Set task:
Give back every line exactly as it appears, pictures excluded.

Recorded information:

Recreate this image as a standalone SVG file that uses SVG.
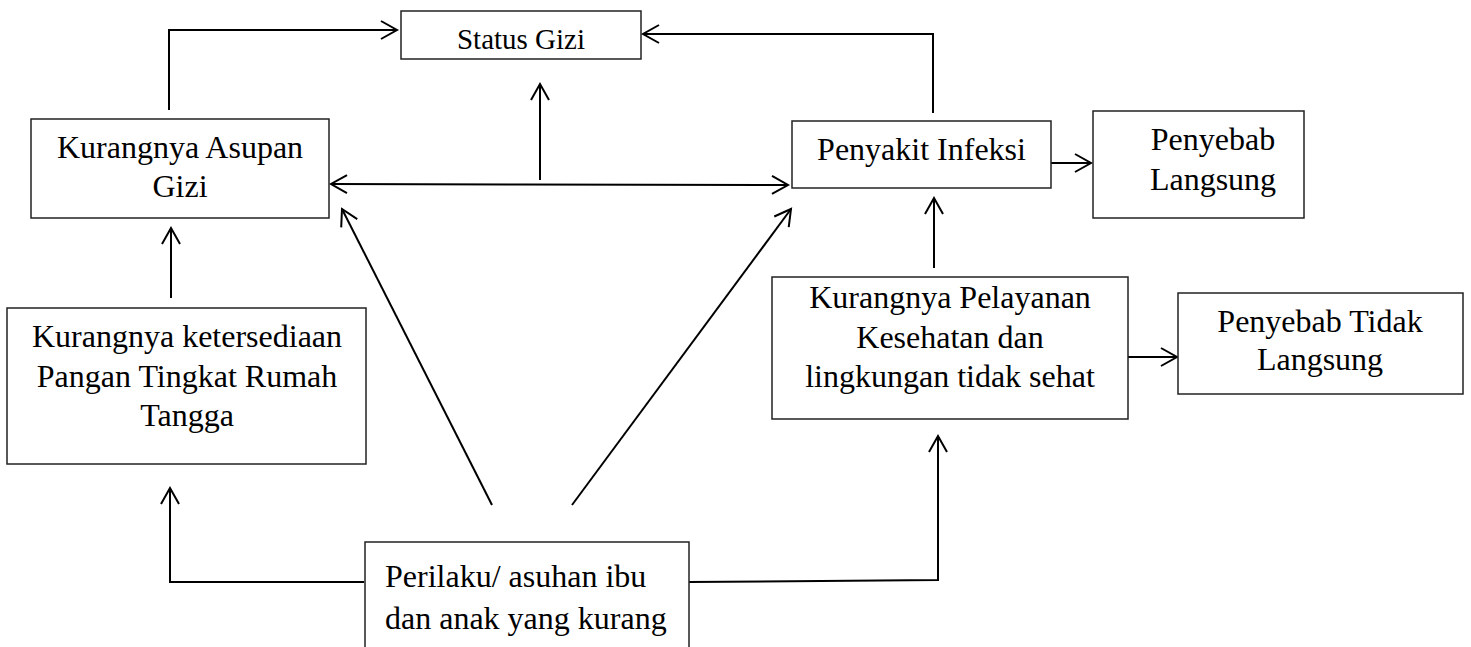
<svg xmlns="http://www.w3.org/2000/svg" width="1471" height="647" viewBox="0 0 1471 647">
<style>
.box{fill:#fff;stroke:#222;stroke-width:1.5}
.t{font-family:"Liberation Serif","Times New Roman",serif;font-size:32px;fill:#000;text-anchor:middle}
.c{fill:none;stroke:#000;stroke-width:2;marker-end:url(#arr)}
</style>
<defs>
<marker id="arr" markerWidth="22" markerHeight="22" viewBox="-19 -11 22 22" refX="0" refY="0" orient="auto-start-reverse" markerUnits="userSpaceOnUse">
<path d="M-16,-9 L0,0 L-16,9" fill="none" stroke="#000" stroke-width="2"/>
</marker>
</defs>
<rect width="1471" height="647" fill="#fff"/>
<g id="connectors">
<polyline class="c" points="169,110 169,30 397,30"/>
<polyline class="c" points="933,113 933,34 643,34"/>
<line class="c" x1="540" y1="180" x2="540" y2="84"/>
<line class="c" x1="522" y1="184.5" x2="788" y2="185"/>
<line class="c" x1="522" y1="184.5" x2="331" y2="184"/>
<line class="c" x1="492" y1="505" x2="342" y2="209"/>
<line class="c" x1="572" y1="505" x2="791" y2="209"/>
<line class="c" x1="171" y1="298" x2="171" y2="228"/>
<polyline class="c" points="364,582 170,582 170,488"/>
<polyline class="c" points="689,582 938,580 938,436"/>
<line class="c" x1="934" y1="268" x2="934" y2="198"/>
<line class="c" x1="1051" y1="163" x2="1091" y2="163"/>
<line class="c" x1="1128" y1="357" x2="1177" y2="357"/>
</g>
<g id="status-gizi">
<rect class="box" x="401" y="11" width="240" height="48"/>
<text class="t" x="521" y="49" style="font-size:29px">Status Gizi</text>
</g>
<g id="kurang-asupan">
<rect class="box" x="31" y="119" width="298" height="99"/>
<text class="t" x="180" y="158">Kurangnya Asupan</text>
<text class="t" x="180" y="197">Gizi</text>
</g>
<g id="penyakit-infeksi">
<rect class="box" x="792" y="121" width="259" height="67"/>
<text class="t" x="921.5" y="160">Penyakit Infeksi</text>
</g>
<g id="penyebab-langsung">
<rect class="box" x="1093" y="111" width="211" height="107"/>
<text class="t" x="1213" y="150">Penyebab</text>
<text class="t" x="1213" y="190">Langsung</text>
</g>
<g id="kurang-ketersediaan">
<rect class="box" x="7" y="308" width="359" height="156"/>
<text class="t" x="187" y="347">Kurangnya ketersediaan</text>
<text class="t" x="187" y="387">Pangan Tingkat Rumah</text>
<text class="t" x="187" y="426">Tangga</text>
</g>
<g id="kurang-pelayanan">
<rect class="box" x="772" y="277" width="356" height="142"/>
<text class="t" x="950" y="308">Kurangnya Pelayanan</text>
<text class="t" x="950" y="348">Kesehatan dan</text>
<text class="t" x="950" y="387">lingkungan tidak sehat</text>
</g>
<g id="penyebab-tidak-langsung">
<rect class="box" x="1178" y="293" width="285" height="101"/>
<text class="t" x="1320" y="332">Penyebab Tidak</text>
<text class="t" x="1320" y="370">Langsung</text>
</g>
<g id="perilaku">
<rect class="box" x="365" y="542" width="324" height="120"/>
<text class="t" x="385" y="587" style="text-anchor:start">Perilaku/ asuhan ibu</text>
<text class="t" x="385" y="629" style="text-anchor:start">dan anak yang kurang</text>
</g>
</svg>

The reply:
Recreate this image as a standalone SVG file that uses SVG.
<svg xmlns="http://www.w3.org/2000/svg" width="1471" height="647" viewBox="0 0 1471 647">
<style>
.box{fill:#fff;stroke:#222;stroke-width:1.5}
.t{font-family:"Liberation Serif","Times New Roman",serif;font-size:32px;fill:#000;text-anchor:middle}
.c{fill:none;stroke:#000;stroke-width:2;marker-end:url(#arr)}
</style>
<defs>
<marker id="arr" markerWidth="22" markerHeight="22" viewBox="-19 -11 22 22" refX="0" refY="0" orient="auto-start-reverse" markerUnits="userSpaceOnUse">
<path d="M-16,-9 L0,0 L-16,9" fill="none" stroke="#000" stroke-width="2"/>
</marker>
</defs>
<rect width="1471" height="647" fill="#fff"/>
<g id="connectors">
<polyline class="c" points="169,110 169,30 397,30"/>
<polyline class="c" points="933,113 933,34 643,34"/>
<line class="c" x1="540" y1="180" x2="540" y2="84"/>
<line class="c" x1="522" y1="184.5" x2="788" y2="185"/>
<line class="c" x1="522" y1="184.5" x2="331" y2="184"/>
<line class="c" x1="492" y1="505" x2="342" y2="209"/>
<line class="c" x1="572" y1="505" x2="791" y2="209"/>
<line class="c" x1="171" y1="298" x2="171" y2="228"/>
<polyline class="c" points="364,582 170,582 170,488"/>
<polyline class="c" points="689,582 938,580 938,436"/>
<line class="c" x1="934" y1="268" x2="934" y2="198"/>
<line class="c" x1="1051" y1="163" x2="1091" y2="163"/>
<line class="c" x1="1128" y1="357" x2="1177" y2="357"/>
</g>
<g id="status-gizi">
<rect class="box" x="401" y="11" width="240" height="48"/>
<text class="t" x="521" y="49" style="font-size:29px">Status Gizi</text>
</g>
<g id="kurang-asupan">
<rect class="box" x="31" y="119" width="298" height="99"/>
<text class="t" x="180" y="158">Kurangnya Asupan</text>
<text class="t" x="180" y="197">Gizi</text>
</g>
<g id="penyakit-infeksi">
<rect class="box" x="792" y="121" width="259" height="67"/>
<text class="t" x="921.5" y="160">Penyakit Infeksi</text>
</g>
<g id="penyebab-langsung">
<rect class="box" x="1093" y="111" width="211" height="107"/>
<text class="t" x="1213" y="150">Penyebab</text>
<text class="t" x="1213" y="190">Langsung</text>
</g>
<g id="kurang-ketersediaan">
<rect class="box" x="7" y="308" width="359" height="156"/>
<text class="t" x="187" y="347">Kurangnya ketersediaan</text>
<text class="t" x="187" y="387">Pangan Tingkat Rumah</text>
<text class="t" x="187" y="426">Tangga</text>
</g>
<g id="kurang-pelayanan">
<rect class="box" x="772" y="277" width="356" height="142"/>
<text class="t" x="950" y="308">Kurangnya Pelayanan</text>
<text class="t" x="950" y="348">Kesehatan dan</text>
<text class="t" x="950" y="387">lingkungan tidak sehat</text>
</g>
<g id="penyebab-tidak-langsung">
<rect class="box" x="1178" y="293" width="285" height="101"/>
<text class="t" x="1320" y="332">Penyebab Tidak</text>
<text class="t" x="1320" y="370">Langsung</text>
</g>
<g id="perilaku">
<rect class="box" x="365" y="542" width="324" height="120"/>
<text class="t" x="385" y="587" style="text-anchor:start">Perilaku/ asuhan ibu</text>
<text class="t" x="385" y="629" style="text-anchor:start">dan anak yang kurang</text>
</g>
</svg>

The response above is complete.